> [Given data]
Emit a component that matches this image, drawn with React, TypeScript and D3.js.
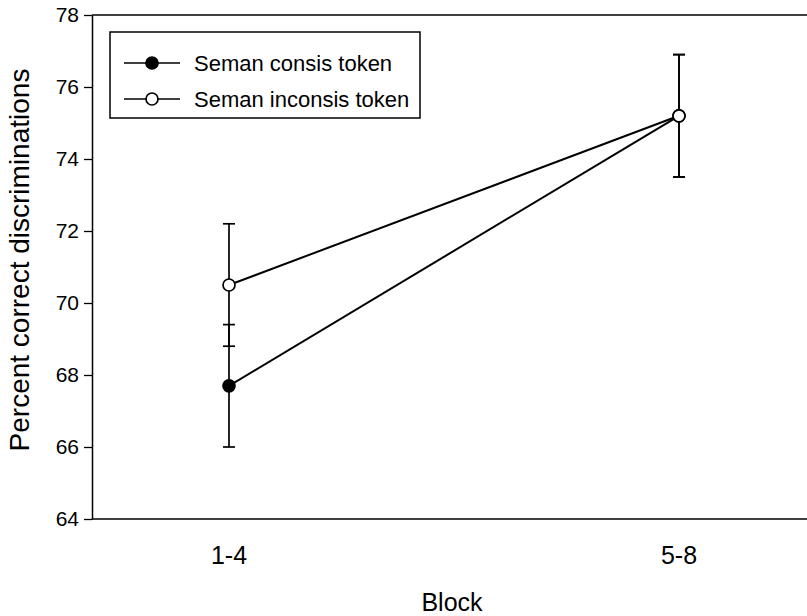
import React, { useEffect, useRef } from "react";
import * as d3 from "d3";

const blocks = ["1-4", "5-8"];
const consisMean = [67.7, 75.2];
const consisErr = [1.7, 1.7];
const inconsisMean = [70.5, 75.2];
const inconsisErr = [1.7, 1.7];
const yTicks = [64, 66, 68, 70, 72, 74, 76, 78];
const seriesNames = ["Seman consis token", "Seman inconsis token"];

const FONT = "'Liberation Sans', Arial, Helvetica, sans-serif";

export default function App() {
  const ref = useRef<SVGSVGElement>(null);

  useEffect(() => {
    const svg = d3.select(ref.current);
    svg.selectAll("*").remove();
    const width = 807;
    const height = 616;
    const margin = { top: 15, right: 0, bottom: 97, left: 92 };

    const x = d3.scalePoint<string>().domain(blocks).range([229, 679]);
    const y = d3.scaleLinear().domain([64, 78]).range([height - margin.bottom, margin.top]);

    const series = [
      { name: seriesNames[0], mean: consisMean, err: consisErr, fill: "#000" },
      { name: seriesNames[1], mean: inconsisMean, err: inconsisErr, fill: "#fff" },
    ];

    // frame: top and bottom lines run to the right edge, no right side
    svg.append("line").attr("x1", margin.left).attr("x2", width).attr("y1", y(78)).attr("y2", y(78))
      .attr("stroke", "#000").attr("stroke-width", 1.5);
    svg.append("line").attr("x1", margin.left).attr("x2", width).attr("y1", y(64)).attr("y2", y(64))
      .attr("stroke", "#000").attr("stroke-width", 1.5);

    const yAxis = svg.append("g").attr("transform", `translate(${margin.left},0)`)
      .call(d3.axisLeft(y).tickValues(yTicks).tickFormat(d3.format("d")).tickSize(8).tickSizeOuter(0).tickPadding(5));
    yAxis.select(".domain").attr("stroke-width", 1.5);
    yAxis.selectAll(".tick line").attr("stroke-width", 1.3);
    yAxis.selectAll("text").style("font-family", FONT).style("font-size", "21px").attr("fill", "#000");

    svg.append("g").selectAll("text").data(blocks).join("text")
      .attr("x", (d) => x(d)!).attr("y", 564).attr("text-anchor", "middle")
      .style("font-family", FONT).style("font-size", "25px").text((d) => d);

    svg.append("text").attr("x", 452).attr("y", 611).attr("text-anchor", "middle")
      .style("font-family", FONT).style("font-size", "25px").text("Block");

    svg.append("text").attr("transform", `translate(29,${(y(64) + y(78)) / 2 - 7}) rotate(-90)`)
      .attr("text-anchor", "middle").style("font-family", FONT).style("font-size", "28px")
      .text("Percent correct discriminations");

    const line = d3.line<number>().x((d, i) => x(blocks[i])!).y((d) => y(d));

    series.forEach((s) => {
      svg.append("path").attr("d", line(s.mean)).attr("fill", "none").attr("stroke", "#000").attr("stroke-width", 2);
    });

    series.forEach((s) => {
      const g = svg.append("g").attr("stroke", "#000").attr("stroke-width", 1.7);
      s.mean.forEach((m, i) => {
        const cx = x(blocks[i])!;
        g.append("line").attr("x1", cx).attr("x2", cx).attr("y1", y(m - s.err[i])).attr("y2", y(m + s.err[i]));
        [m - s.err[i], m + s.err[i]].forEach((v) => {
          g.append("line").attr("x1", cx - 6).attr("x2", cx + 6).attr("y1", y(v)).attr("y2", y(v));
        });
      });
    });

    series.forEach((s) => {
      svg.append("g").selectAll("circle").data(s.mean).join("circle")
        .attr("cx", (d, i) => x(blocks[i])!).attr("cy", (d) => y(d)).attr("r", 6)
        .attr("fill", s.fill).attr("stroke", "#000").attr("stroke-width", 1.7);
    });

    // legend
    const lg = svg.append("g");
    lg.append("rect").attr("x", 110).attr("y", 32).attr("width", 310).attr("height", 86)
      .attr("fill", "#fff").attr("stroke", "#000").attr("stroke-width", 1.5);
    series.forEach((s, i) => {
      const ly = 63 + i * 36;
      lg.append("line").attr("x1", 124).attr("x2", 180).attr("y1", ly).attr("y2", ly)
        .attr("stroke", "#000").attr("stroke-width", 1.7);
      lg.append("circle").attr("cx", 152).attr("cy", ly).attr("r", 6)
        .attr("fill", s.fill).attr("stroke", "#000").attr("stroke-width", 1.7);
      lg.append("text").attr("x", 194).attr("y", ly + 8)
        .style("font-family", FONT).style("font-size", "22px").text(s.name);
    });
  }, []);

  return (
    <svg ref={ref} width="807" height="616" style={{ position: "absolute", left: 0, top: 0, background: "#fff" }}></svg>
  );
}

> [The problem]
Leave out the pictures and output the rest of the material exactly as written.

> [Result below]
Emit a component that matches this image, drawn with React, TypeScript and D3.js.
import React, { useEffect, useRef } from "react";
import * as d3 from "d3";

const blocks = ["1-4", "5-8"];
const consisMean = [67.7, 75.2];
const consisErr = [1.7, 1.7];
const inconsisMean = [70.5, 75.2];
const inconsisErr = [1.7, 1.7];
const yTicks = [64, 66, 68, 70, 72, 74, 76, 78];
const seriesNames = ["Seman consis token", "Seman inconsis token"];

const FONT = "'Liberation Sans', Arial, Helvetica, sans-serif";

export default function App() {
  const ref = useRef<SVGSVGElement>(null);

  useEffect(() => {
    const svg = d3.select(ref.current);
    svg.selectAll("*").remove();
    const width = 807;
    const height = 616;
    const margin = { top: 15, right: 0, bottom: 97, left: 92 };

    const x = d3.scalePoint<string>().domain(blocks).range([229, 679]);
    const y = d3.scaleLinear().domain([64, 78]).range([height - margin.bottom, margin.top]);

    const series = [
      { name: seriesNames[0], mean: consisMean, err: consisErr, fill: "#000" },
      { name: seriesNames[1], mean: inconsisMean, err: inconsisErr, fill: "#fff" },
    ];

    // frame: top and bottom lines run to the right edge, no right side
    svg.append("line").attr("x1", margin.left).attr("x2", width).attr("y1", y(78)).attr("y2", y(78))
      .attr("stroke", "#000").attr("stroke-width", 1.5);
    svg.append("line").attr("x1", margin.left).attr("x2", width).attr("y1", y(64)).attr("y2", y(64))
      .attr("stroke", "#000").attr("stroke-width", 1.5);

    const yAxis = svg.append("g").attr("transform", `translate(${margin.left},0)`)
      .call(d3.axisLeft(y).tickValues(yTicks).tickFormat(d3.format("d")).tickSize(8).tickSizeOuter(0).tickPadding(5));
    yAxis.select(".domain").attr("stroke-width", 1.5);
    yAxis.selectAll(".tick line").attr("stroke-width", 1.3);
    yAxis.selectAll("text").style("font-family", FONT).style("font-size", "21px").attr("fill", "#000");

    svg.append("g").selectAll("text").data(blocks).join("text")
      .attr("x", (d) => x(d)!).attr("y", 564).attr("text-anchor", "middle")
      .style("font-family", FONT).style("font-size", "25px").text((d) => d);

    svg.append("text").attr("x", 452).attr("y", 611).attr("text-anchor", "middle")
      .style("font-family", FONT).style("font-size", "25px").text("Block");

    svg.append("text").attr("transform", `translate(29,${(y(64) + y(78)) / 2 - 7}) rotate(-90)`)
      .attr("text-anchor", "middle").style("font-family", FONT).style("font-size", "28px")
      .text("Percent correct discriminations");

    const line = d3.line<number>().x((d, i) => x(blocks[i])!).y((d) => y(d));

    series.forEach((s) => {
      svg.append("path").attr("d", line(s.mean)).attr("fill", "none").attr("stroke", "#000").attr("stroke-width", 2);
    });

    series.forEach((s) => {
      const g = svg.append("g").attr("stroke", "#000").attr("stroke-width", 1.7);
      s.mean.forEach((m, i) => {
        const cx = x(blocks[i])!;
        g.append("line").attr("x1", cx).attr("x2", cx).attr("y1", y(m - s.err[i])).attr("y2", y(m + s.err[i]));
        [m - s.err[i], m + s.err[i]].forEach((v) => {
          g.append("line").attr("x1", cx - 6).attr("x2", cx + 6).attr("y1", y(v)).attr("y2", y(v));
        });
      });
    });

    series.forEach((s) => {
      svg.append("g").selectAll("circle").data(s.mean).join("circle")
        .attr("cx", (d, i) => x(blocks[i])!).attr("cy", (d) => y(d)).attr("r", 6)
        .attr("fill", s.fill).attr("stroke", "#000").attr("stroke-width", 1.7);
    });

    // legend
    const lg = svg.append("g");
    lg.append("rect").attr("x", 110).attr("y", 32).attr("width", 310).attr("height", 86)
      .attr("fill", "#fff").attr("stroke", "#000").attr("stroke-width", 1.5);
    series.forEach((s, i) => {
      const ly = 63 + i * 36;
      lg.append("line").attr("x1", 124).attr("x2", 180).attr("y1", ly).attr("y2", ly)
        .attr("stroke", "#000").attr("stroke-width", 1.7);
      lg.append("circle").attr("cx", 152).attr("cy", ly).attr("r", 6)
        .attr("fill", s.fill).attr("stroke", "#000").attr("stroke-width", 1.7);
      lg.append("text").attr("x", 194).attr("y", ly + 8)
        .style("font-family", FONT).style("font-size", "22px").text(s.name);
    });
  }, []);

  return (
    <svg ref={ref} width="807" height="616" style={{ position: "absolute", left: 0, top: 0, background: "#fff" }}></svg>
  );
}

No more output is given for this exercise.